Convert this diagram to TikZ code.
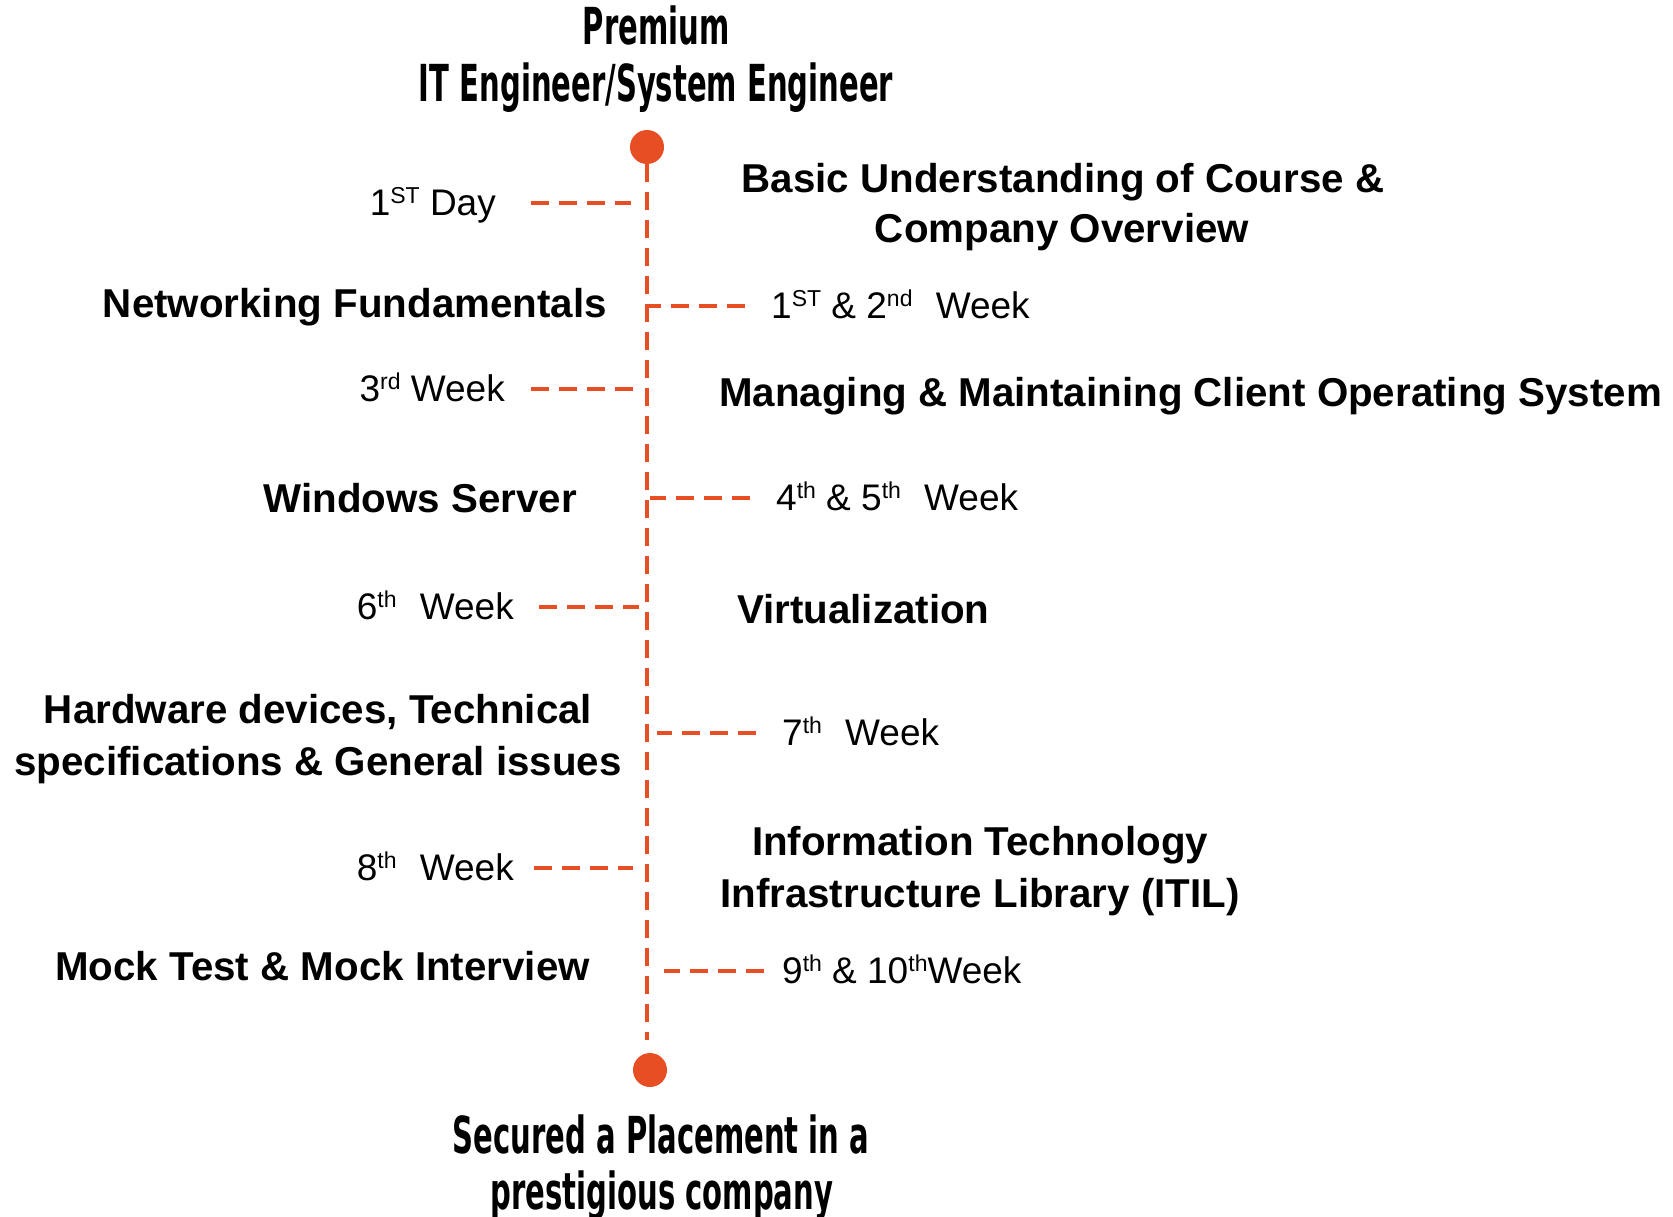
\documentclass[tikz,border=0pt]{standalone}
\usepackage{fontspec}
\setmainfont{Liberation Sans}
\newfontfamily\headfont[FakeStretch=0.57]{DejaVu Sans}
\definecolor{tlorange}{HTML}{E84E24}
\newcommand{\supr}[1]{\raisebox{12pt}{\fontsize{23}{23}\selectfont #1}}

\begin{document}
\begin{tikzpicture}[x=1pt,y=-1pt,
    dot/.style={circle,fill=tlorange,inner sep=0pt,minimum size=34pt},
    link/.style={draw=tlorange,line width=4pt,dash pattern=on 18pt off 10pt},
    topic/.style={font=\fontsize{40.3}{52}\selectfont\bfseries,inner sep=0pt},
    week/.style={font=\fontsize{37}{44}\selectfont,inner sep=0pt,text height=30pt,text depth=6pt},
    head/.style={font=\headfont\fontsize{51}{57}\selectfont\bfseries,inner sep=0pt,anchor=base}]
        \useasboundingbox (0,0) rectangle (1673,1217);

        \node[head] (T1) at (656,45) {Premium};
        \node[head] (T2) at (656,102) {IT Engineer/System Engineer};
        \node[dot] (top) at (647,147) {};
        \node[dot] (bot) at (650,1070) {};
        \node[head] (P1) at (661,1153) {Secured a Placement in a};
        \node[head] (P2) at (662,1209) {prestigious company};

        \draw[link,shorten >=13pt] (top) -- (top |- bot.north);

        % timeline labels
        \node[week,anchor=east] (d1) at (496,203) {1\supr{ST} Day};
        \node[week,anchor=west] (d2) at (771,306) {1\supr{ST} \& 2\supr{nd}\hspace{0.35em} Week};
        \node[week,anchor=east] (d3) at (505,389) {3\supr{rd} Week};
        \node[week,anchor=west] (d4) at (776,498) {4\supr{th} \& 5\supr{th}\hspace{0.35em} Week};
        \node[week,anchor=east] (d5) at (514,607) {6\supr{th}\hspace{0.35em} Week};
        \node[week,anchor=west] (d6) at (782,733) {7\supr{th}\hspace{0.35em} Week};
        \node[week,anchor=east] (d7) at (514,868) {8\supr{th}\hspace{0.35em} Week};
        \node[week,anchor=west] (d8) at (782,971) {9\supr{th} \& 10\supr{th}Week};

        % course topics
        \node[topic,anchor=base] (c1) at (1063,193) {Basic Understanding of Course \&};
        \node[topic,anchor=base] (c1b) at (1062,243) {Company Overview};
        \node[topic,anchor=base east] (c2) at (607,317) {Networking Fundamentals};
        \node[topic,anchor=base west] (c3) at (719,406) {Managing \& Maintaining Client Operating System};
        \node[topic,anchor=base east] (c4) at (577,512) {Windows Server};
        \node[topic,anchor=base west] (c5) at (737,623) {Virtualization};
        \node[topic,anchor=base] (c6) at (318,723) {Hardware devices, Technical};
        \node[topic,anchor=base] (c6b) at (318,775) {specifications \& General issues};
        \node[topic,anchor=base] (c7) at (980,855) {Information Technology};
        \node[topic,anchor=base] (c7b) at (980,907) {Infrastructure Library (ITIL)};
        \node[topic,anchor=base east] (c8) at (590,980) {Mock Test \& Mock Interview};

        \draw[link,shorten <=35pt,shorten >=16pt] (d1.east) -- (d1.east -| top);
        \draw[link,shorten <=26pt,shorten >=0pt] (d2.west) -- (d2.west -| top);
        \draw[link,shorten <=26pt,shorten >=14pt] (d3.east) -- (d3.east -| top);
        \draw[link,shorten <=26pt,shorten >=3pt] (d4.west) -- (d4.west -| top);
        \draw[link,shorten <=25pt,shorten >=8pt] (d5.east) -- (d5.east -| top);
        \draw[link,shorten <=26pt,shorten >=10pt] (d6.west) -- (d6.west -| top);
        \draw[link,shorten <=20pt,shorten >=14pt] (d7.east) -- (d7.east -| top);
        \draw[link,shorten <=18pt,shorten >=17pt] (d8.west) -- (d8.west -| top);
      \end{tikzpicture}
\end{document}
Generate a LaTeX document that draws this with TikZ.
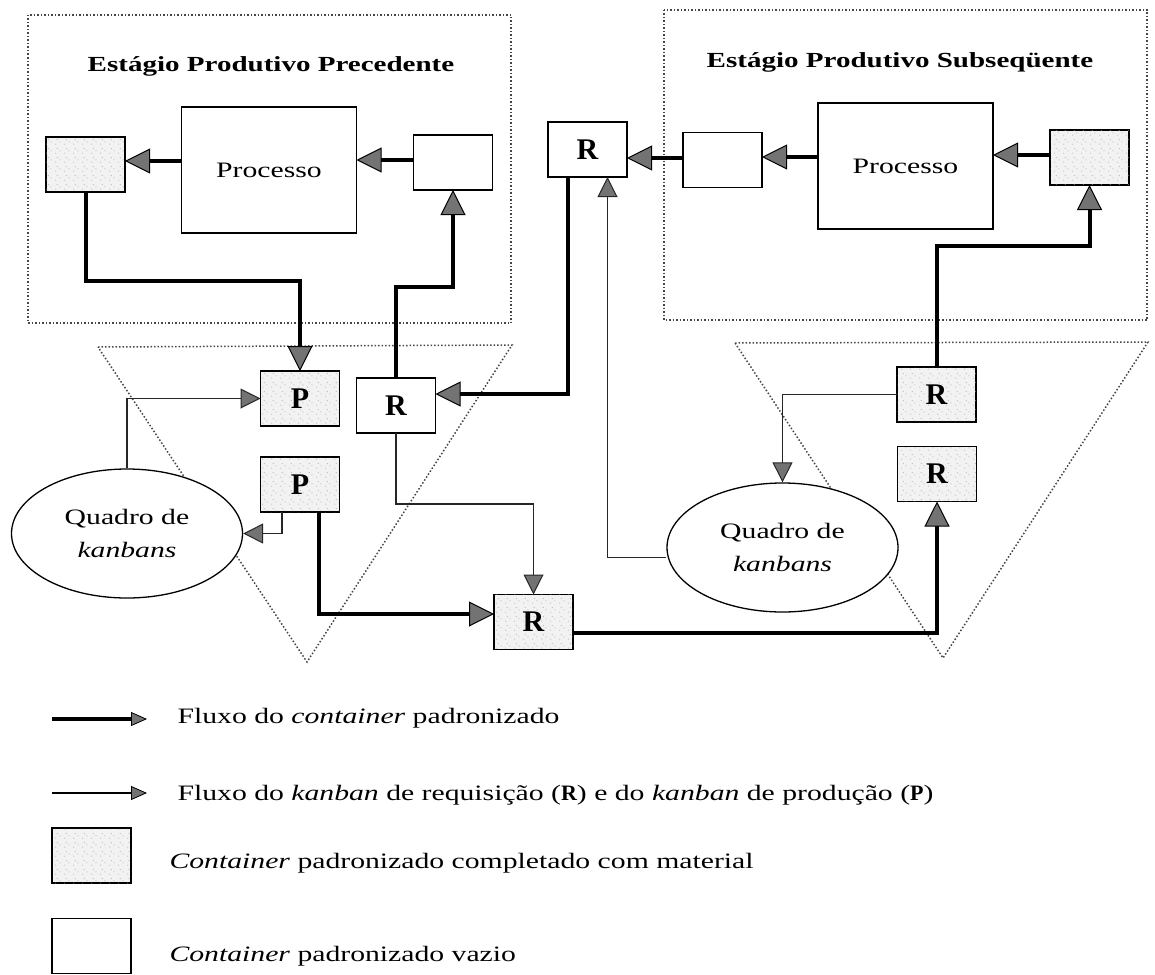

-.-.-

**TASK DETAILS:** Copy each line of the listing that contains the string "this".

**TASK SOLUTION:**
Convert this diagram to TikZ code.
Generate a LaTeX document that draws this with TikZ.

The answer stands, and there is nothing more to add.